Facebook patents system to monitor your TV habits with your phone's mic
Privacy experts are concerned about this intrusion in people's lives, listening to private conversations without their consent
June 29, 2018 / 05:32 PM IST
Facebook has patented a system that can activate your phone's microphone, using inaudible signals broadcast via a television, to monitor your television viewing habits.
According to its creator, the patent is a way for broadcasters to know exactly who is watching their TV shows or ads and the viewing duration.
The patent application describes it as a system where an audio fingerprint embedded in TV shows or ads would trigger the phone to switch on its microphone.
A report by The Guardian says that the same system can be used for better targeting of advertisements by building a viewing profile of every individual in the house.
Once triggered, the microphone will start recording “ambient audio of the content item” which can be matched with Facebook's database to determine what an individual watches, likes and generally prefers.
However, the individual is unaware of all this and is not choosing to activate the system. This way, the company will be able to know which adult or child within a household was watching a particular broadcast.

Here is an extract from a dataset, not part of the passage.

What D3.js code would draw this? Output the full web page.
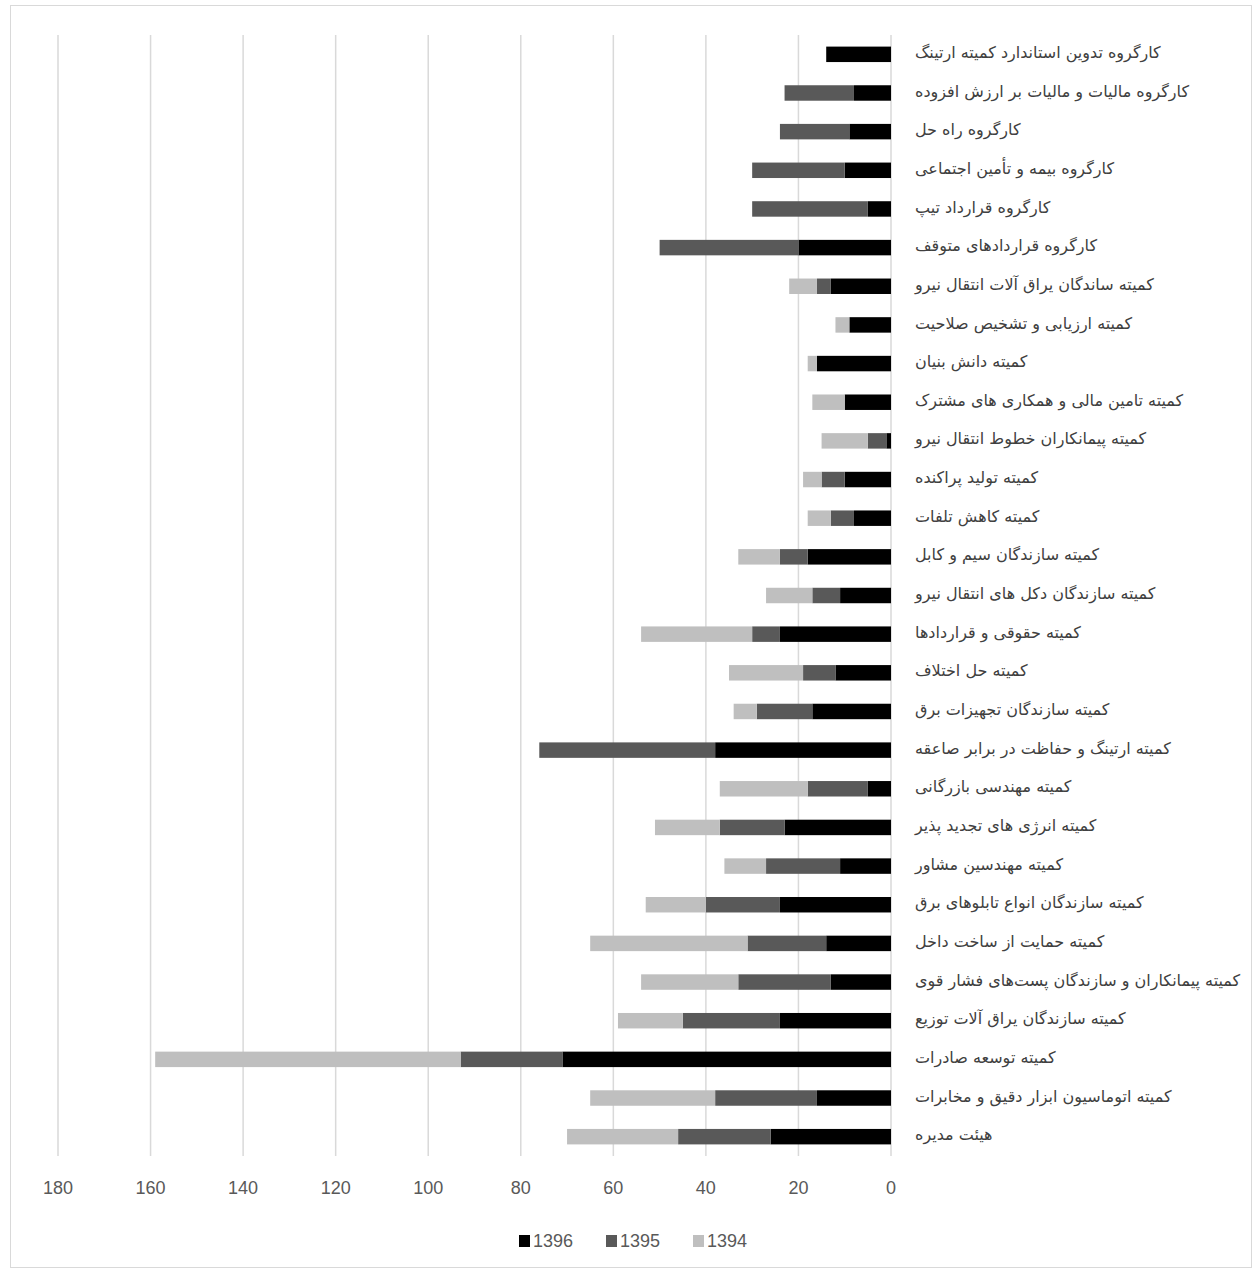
<!DOCTYPE html>
<html>
<head>
<meta charset="utf-8">
<script src="https://cdn.jsdelivr.net/npm/d3@7"></script>
<style>
  body { margin: 0; background: #fff; }
</style>
</head>
<body>
<div id="chart"></div>
<script>
const categories = [
  "کارگروه تدوین استاندارد کمیته ارتینگ",
  "کارگروه مالیات و مالیات بر ارزش افزوده",
  "کارگروه راه حل",
  "کارگروه بیمه و تأمین اجتماعی",
  "کارگروه قرارداد تیپ",
  "کارگروه قراردادهای متوقف",
  "کمیته ساندگان یراق آلات انتقال نیرو",
  "کمیته ارزیابی و تشخیص صلاحیت",
  "کمیته دانش بنیان",
  "کمیته تامین مالی و همکاری های مشترک",
  "کمیته پیمانکاران خطوط انتقال نیرو",
  "کمیته تولید پراکنده",
  "کمیته کاهش تلفات",
  "کمیته سازندگان سیم و کابل",
  "کمیته سازندگان دکل های انتقال نیرو",
  "کمیته حقوقی و قراردادها",
  "کمیته حل اختلاف",
  "کمیته سازندگان تجهیزات برق",
  "کمیته ارتینگ و حفاظت در برابر صاعقه",
  "کمیته مهندسی بازرگانی",
  "کمیته انرژی های تجدید پذیر",
  "کمیته مهندسین مشاور",
  "کمیته سازندگان انواع تابلوهای برق",
  "کمیته حمایت از ساخت داخل",
  "کمیته پیمانکاران و سازندگان پست\u200cهای فشار قوی",
  "کمیته سازندگان یراق آلات توزیع",
  "کمیته توسعه صادرات",
  "کمیته اتوماسیون ابزار دقیق و مخابرات",
  "هیئت مدیره"
];

const v1396 = [14, 8, 9, 10, 5, 20, 13, 9, 16, 10, 1, 10, 8, 18, 11, 24, 12, 17, 38, 5, 23, 11, 24, 14, 13, 24, 71, 16, 26];
const v1395 = [0, 15, 15, 20, 25, 30, 3, 0, 0, 0, 4, 5, 5, 6, 6, 6, 7, 12, 38, 13, 14, 16, 16, 17, 20, 21, 22, 22, 20];
const v1394 = [0, 0, 0, 0, 0, 0, 6, 3, 2, 7, 10, 4, 5, 9, 10, 24, 16, 5, 0, 19, 14, 9, 13, 34, 21, 14, 66, 27, 24];

const seriesNames = ["1396", "1395", "1394"];
const colors = ["#000000", "#595959", "#bfbfbf"];
const xTicks = [0, 20, 40, 60, 80, 100, 120, 140, 160, 180];

const width = 1254;
const height = 1270;

const rows = categories.map((c, i) => ({
  name: c,
  "1396": v1396[i],
  "1395": v1395[i],
  "1394": v1394[i],
}));

const svg = d3
  .select("#chart")
  .append("svg")
  .attr("width", width)
  .attr("height", height);

// chart border
svg
  .append("rect")
  .attr("x", 10.5)
  .attr("y", 5.5)
  .attr("width", 1241)
  .attr("height", 1262)
  .attr("fill", "#fff")
  .attr("stroke", "#d9d9d9");

const x = d3.scaleLinear().domain([0, 180]).range([891, 58]);
const y = d3
  .scaleBand()
  .domain(categories)
  .range([35, 1156])
  .paddingInner(0.6)
  .paddingOuter(0.3);

// gridlines
svg
  .append("g")
  .selectAll("line")
  .data(xTicks)
  .enter()
  .append("line")
  .attr("x1", (d) => x(d))
  .attr("x2", (d) => x(d))
  .attr("y1", 35)
  .attr("y2", 1156)
  .attr("stroke", "#d9d9d9")
  .attr("stroke-width", 1.5);

const stack = d3.stack().keys(seriesNames)(rows);

svg
  .append("g")
  .selectAll("g")
  .data(stack)
  .enter()
  .append("g")
  .attr("fill", (d, i) => colors[i])
  .selectAll("rect")
  .data((d) => d)
  .enter()
  .append("rect")
  .attr("x", (d) => x(d[1]))
  .attr("width", (d) => x(d[0]) - x(d[1]))
  .attr("y", (d) => y(d.data.name))
  .attr("height", y.bandwidth());

// tick labels
svg
  .append("g")
  .selectAll("text")
  .data(xTicks)
  .enter()
  .append("text")
  .attr("x", (d) => x(d))
  .attr("y", 1188)
  .attr("dy", "0.35em")
  .attr("text-anchor", "middle")
  .attr("font-family", "'Liberation Sans Narrow', 'Liberation Sans', sans-serif")
  .attr("font-size", 18)
  .attr("fill", "#595959")
  .text((d) => d);

// category labels
svg
  .append("g")
  .selectAll("text")
  .data(categories)
  .enter()
  .append("text")
  .attr("x", 915)
  .attr("y", (d) => y(d) + y.bandwidth() / 2 - 2)
  .attr("dy", "0.35em")
  .attr("direction", "rtl")
  .attr("text-anchor", "end")
  .attr("font-family", "'DejaVu Sans', sans-serif")
  .attr("font-size", 16)
  .attr("fill", "#404040")
  .text((d) => d);

// legend
const legendX = [519, 606, 693];
const legend = svg
  .append("g")
  .selectAll("g")
  .data(seriesNames)
  .enter()
  .append("g")
  .attr("transform", (d, i) => `translate(${legendX[i]},1241)`);

legend
  .append("rect")
  .attr("x", 0)
  .attr("y", -6)
  .attr("width", 11)
  .attr("height", 12)
  .attr("fill", (d, i) => colors[i]);

legend
  .append("text")
  .attr("x", 14)
  .attr("y", 0)
  .attr("dy", "0.35em")
  .attr("font-family", "'Liberation Sans Narrow', 'Liberation Sans', sans-serif")
  .attr("font-size", 18)
  .attr("fill", "#595959")
  .text((d) => d);
</script>
</body>
</html>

Privacy experts have shown major concern about this unannounced entry in people's private lives - listening to private conversations without their consent.
Senior staff technologist at the Electronic Frontier Foundation William Budington said, "It’s extremely disconcerting for privacy to have an inaudible beacon as it means they want to make it not obvious to the user that the device is listening."
In response, head of intellectual property at Facebook Allen Lo said, "It is common practice to file patents to prevent aggression from other companies. Because of this, patents tend to focus on future-looking technology that is often speculative in nature and could be commercialised by other companies. The technology in this patent has not been included in any of our products, and never will be."